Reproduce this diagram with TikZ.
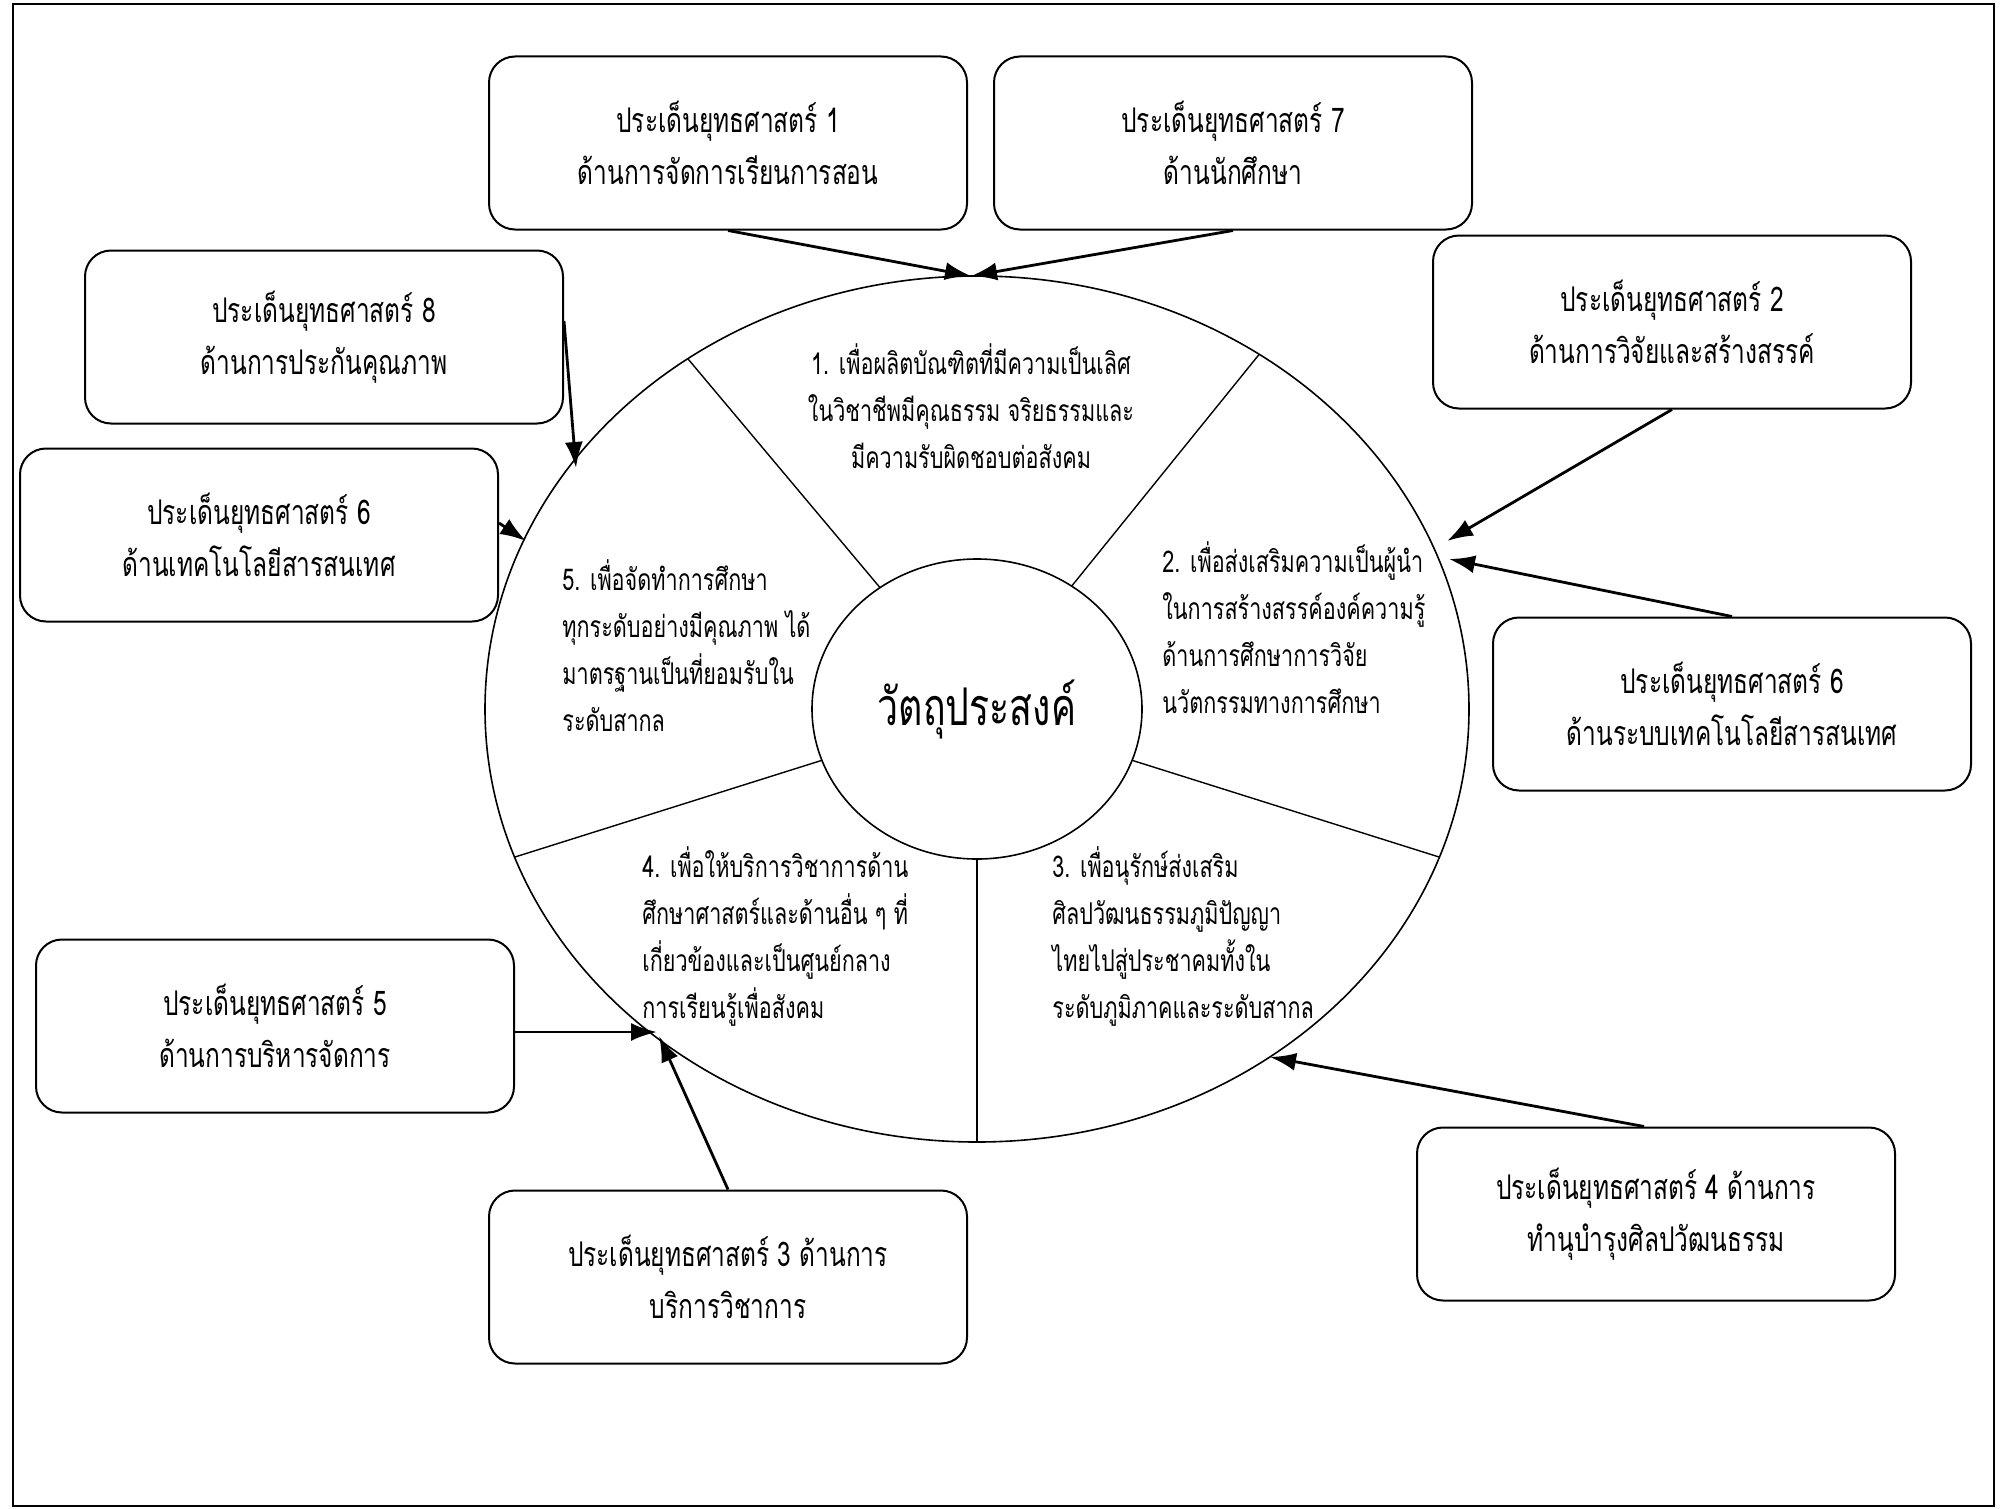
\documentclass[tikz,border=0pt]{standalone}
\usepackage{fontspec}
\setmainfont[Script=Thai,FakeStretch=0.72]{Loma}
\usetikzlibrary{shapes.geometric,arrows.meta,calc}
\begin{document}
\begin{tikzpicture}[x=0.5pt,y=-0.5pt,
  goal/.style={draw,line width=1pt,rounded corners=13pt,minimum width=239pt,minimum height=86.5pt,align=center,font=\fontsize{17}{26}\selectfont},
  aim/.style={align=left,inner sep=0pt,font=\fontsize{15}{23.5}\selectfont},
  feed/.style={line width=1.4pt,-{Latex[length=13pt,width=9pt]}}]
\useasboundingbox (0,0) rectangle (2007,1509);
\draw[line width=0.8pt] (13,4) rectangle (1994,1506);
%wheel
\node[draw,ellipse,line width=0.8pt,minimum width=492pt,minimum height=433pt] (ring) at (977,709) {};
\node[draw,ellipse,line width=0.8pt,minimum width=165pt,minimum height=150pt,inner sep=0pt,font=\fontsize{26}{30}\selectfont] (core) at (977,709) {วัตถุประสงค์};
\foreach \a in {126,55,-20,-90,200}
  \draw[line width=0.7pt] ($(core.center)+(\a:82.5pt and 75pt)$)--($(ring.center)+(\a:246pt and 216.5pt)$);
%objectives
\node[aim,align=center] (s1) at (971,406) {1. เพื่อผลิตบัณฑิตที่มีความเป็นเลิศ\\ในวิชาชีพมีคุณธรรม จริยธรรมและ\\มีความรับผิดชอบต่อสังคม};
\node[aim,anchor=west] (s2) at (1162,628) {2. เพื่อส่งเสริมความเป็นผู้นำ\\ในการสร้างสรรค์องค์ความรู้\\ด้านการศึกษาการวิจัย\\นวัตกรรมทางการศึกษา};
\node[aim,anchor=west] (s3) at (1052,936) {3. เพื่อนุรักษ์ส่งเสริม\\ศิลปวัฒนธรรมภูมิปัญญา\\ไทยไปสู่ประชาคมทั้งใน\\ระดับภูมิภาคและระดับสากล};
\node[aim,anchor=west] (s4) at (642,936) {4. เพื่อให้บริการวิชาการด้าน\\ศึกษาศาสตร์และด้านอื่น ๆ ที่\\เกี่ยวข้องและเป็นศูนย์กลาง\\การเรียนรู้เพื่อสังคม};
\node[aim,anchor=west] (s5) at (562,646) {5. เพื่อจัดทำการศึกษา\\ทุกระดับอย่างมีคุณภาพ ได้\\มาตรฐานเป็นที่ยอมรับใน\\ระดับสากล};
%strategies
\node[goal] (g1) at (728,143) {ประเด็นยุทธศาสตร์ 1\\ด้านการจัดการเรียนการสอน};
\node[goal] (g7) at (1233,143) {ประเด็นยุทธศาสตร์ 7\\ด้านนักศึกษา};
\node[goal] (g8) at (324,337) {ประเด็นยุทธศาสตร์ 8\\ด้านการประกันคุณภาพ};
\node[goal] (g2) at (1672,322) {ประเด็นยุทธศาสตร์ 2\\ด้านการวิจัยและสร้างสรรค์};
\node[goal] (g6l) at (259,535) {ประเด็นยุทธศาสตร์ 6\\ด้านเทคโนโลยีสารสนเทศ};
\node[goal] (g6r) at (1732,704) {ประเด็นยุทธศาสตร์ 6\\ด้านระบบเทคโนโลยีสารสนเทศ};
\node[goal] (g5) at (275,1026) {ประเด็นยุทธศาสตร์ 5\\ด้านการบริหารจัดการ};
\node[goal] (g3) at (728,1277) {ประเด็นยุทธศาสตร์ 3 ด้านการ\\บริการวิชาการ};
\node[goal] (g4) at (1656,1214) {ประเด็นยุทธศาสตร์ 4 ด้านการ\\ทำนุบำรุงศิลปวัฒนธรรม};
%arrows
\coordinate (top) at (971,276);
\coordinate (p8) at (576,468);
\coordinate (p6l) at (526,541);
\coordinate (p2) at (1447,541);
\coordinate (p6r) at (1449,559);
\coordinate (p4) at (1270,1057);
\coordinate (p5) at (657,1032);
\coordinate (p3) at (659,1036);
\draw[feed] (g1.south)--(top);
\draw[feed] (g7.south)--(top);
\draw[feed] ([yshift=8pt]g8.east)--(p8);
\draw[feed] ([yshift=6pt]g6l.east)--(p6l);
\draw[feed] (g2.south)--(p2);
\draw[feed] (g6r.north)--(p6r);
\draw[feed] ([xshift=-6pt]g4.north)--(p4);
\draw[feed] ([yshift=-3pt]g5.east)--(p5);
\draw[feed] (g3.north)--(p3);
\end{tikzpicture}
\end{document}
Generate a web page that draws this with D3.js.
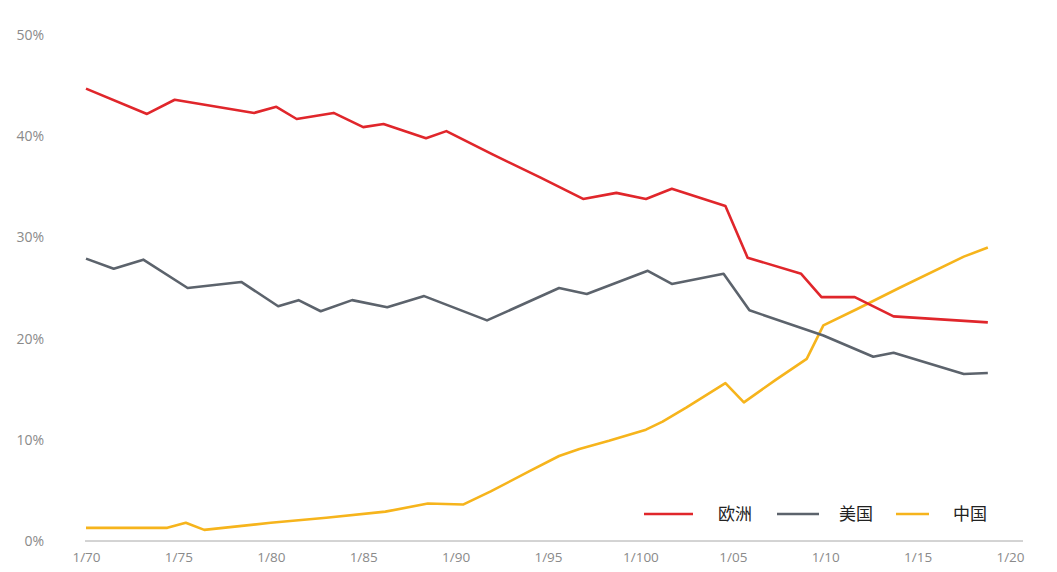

◇ ◇ ◇ ◇ ◇

**REQUIREMENT:** Every record above must be given again exactly; drop the pictures.

**OUTPUT OF THE EXERCISE:**
Reproduce this diagram with TikZ.
\documentclass[tikz,border=0pt]{standalone}
\usepackage{fontspec}
\setmainfont[Script=Thai,FakeStretch=0.72]{Loma}
\usetikzlibrary{shapes.geometric,arrows.meta,calc}
\begin{document}
\begin{tikzpicture}[x=0.5pt,y=-0.5pt,
  goal/.style={draw,line width=1pt,rounded corners=13pt,minimum width=239pt,minimum height=86.5pt,align=center,font=\fontsize{17}{26}\selectfont},
  aim/.style={align=left,inner sep=0pt,font=\fontsize{15}{23.5}\selectfont},
  feed/.style={line width=1.4pt,-{Latex[length=13pt,width=9pt]}}]
\useasboundingbox (0,0) rectangle (2007,1509);
\draw[line width=0.8pt] (13,4) rectangle (1994,1506);
%wheel
\node[draw,ellipse,line width=0.8pt,minimum width=492pt,minimum height=433pt] (ring) at (977,709) {};
\node[draw,ellipse,line width=0.8pt,minimum width=165pt,minimum height=150pt,inner sep=0pt,font=\fontsize{26}{30}\selectfont] (core) at (977,709) {วัตถุประสงค์};
\foreach \a in {126,55,-20,-90,200}
  \draw[line width=0.7pt] ($(core.center)+(\a:82.5pt and 75pt)$)--($(ring.center)+(\a:246pt and 216.5pt)$);
%objectives
\node[aim,align=center] (s1) at (971,406) {1. เพื่อผลิตบัณฑิตที่มีความเป็นเลิศ\\ในวิชาชีพมีคุณธรรม จริยธรรมและ\\มีความรับผิดชอบต่อสังคม};
\node[aim,anchor=west] (s2) at (1162,628) {2. เพื่อส่งเสริมความเป็นผู้นำ\\ในการสร้างสรรค์องค์ความรู้\\ด้านการศึกษาการวิจัย\\นวัตกรรมทางการศึกษา};
\node[aim,anchor=west] (s3) at (1052,936) {3. เพื่อนุรักษ์ส่งเสริม\\ศิลปวัฒนธรรมภูมิปัญญา\\ไทยไปสู่ประชาคมทั้งใน\\ระดับภูมิภาคและระดับสากล};
\node[aim,anchor=west] (s4) at (642,936) {4. เพื่อให้บริการวิชาการด้าน\\ศึกษาศาสตร์และด้านอื่น ๆ ที่\\เกี่ยวข้องและเป็นศูนย์กลาง\\การเรียนรู้เพื่อสังคม};
\node[aim,anchor=west] (s5) at (562,646) {5. เพื่อจัดทำการศึกษา\\ทุกระดับอย่างมีคุณภาพ ได้\\มาตรฐานเป็นที่ยอมรับใน\\ระดับสากล};
%strategies
\node[goal] (g1) at (728,143) {ประเด็นยุทธศาสตร์ 1\\ด้านการจัดการเรียนการสอน};
\node[goal] (g7) at (1233,143) {ประเด็นยุทธศาสตร์ 7\\ด้านนักศึกษา};
\node[goal] (g8) at (324,337) {ประเด็นยุทธศาสตร์ 8\\ด้านการประกันคุณภาพ};
\node[goal] (g2) at (1672,322) {ประเด็นยุทธศาสตร์ 2\\ด้านการวิจัยและสร้างสรรค์};
\node[goal] (g6l) at (259,535) {ประเด็นยุทธศาสตร์ 6\\ด้านเทคโนโลยีสารสนเทศ};
\node[goal] (g6r) at (1732,704) {ประเด็นยุทธศาสตร์ 6\\ด้านระบบเทคโนโลยีสารสนเทศ};
\node[goal] (g5) at (275,1026) {ประเด็นยุทธศาสตร์ 5\\ด้านการบริหารจัดการ};
\node[goal] (g3) at (728,1277) {ประเด็นยุทธศาสตร์ 3 ด้านการ\\บริการวิชาการ};
\node[goal] (g4) at (1656,1214) {ประเด็นยุทธศาสตร์ 4 ด้านการ\\ทำนุบำรุงศิลปวัฒนธรรม};
%arrows
\coordinate (top) at (971,276);
\coordinate (p8) at (576,468);
\coordinate (p6l) at (526,541);
\coordinate (p2) at (1447,541);
\coordinate (p6r) at (1449,559);
\coordinate (p4) at (1270,1057);
\coordinate (p5) at (657,1032);
\coordinate (p3) at (659,1036);
\draw[feed] (g1.south)--(top);
\draw[feed] (g7.south)--(top);
\draw[feed] ([yshift=8pt]g8.east)--(p8);
\draw[feed] ([yshift=6pt]g6l.east)--(p6l);
\draw[feed] (g2.south)--(p2);
\draw[feed] (g6r.north)--(p6r);
\draw[feed] ([xshift=-6pt]g4.north)--(p4);
\draw[feed] ([yshift=-3pt]g5.east)--(p5);
\draw[feed] (g3.north)--(p3);
\end{tikzpicture}
\end{document}
Generate a web page that draws this with D3.js.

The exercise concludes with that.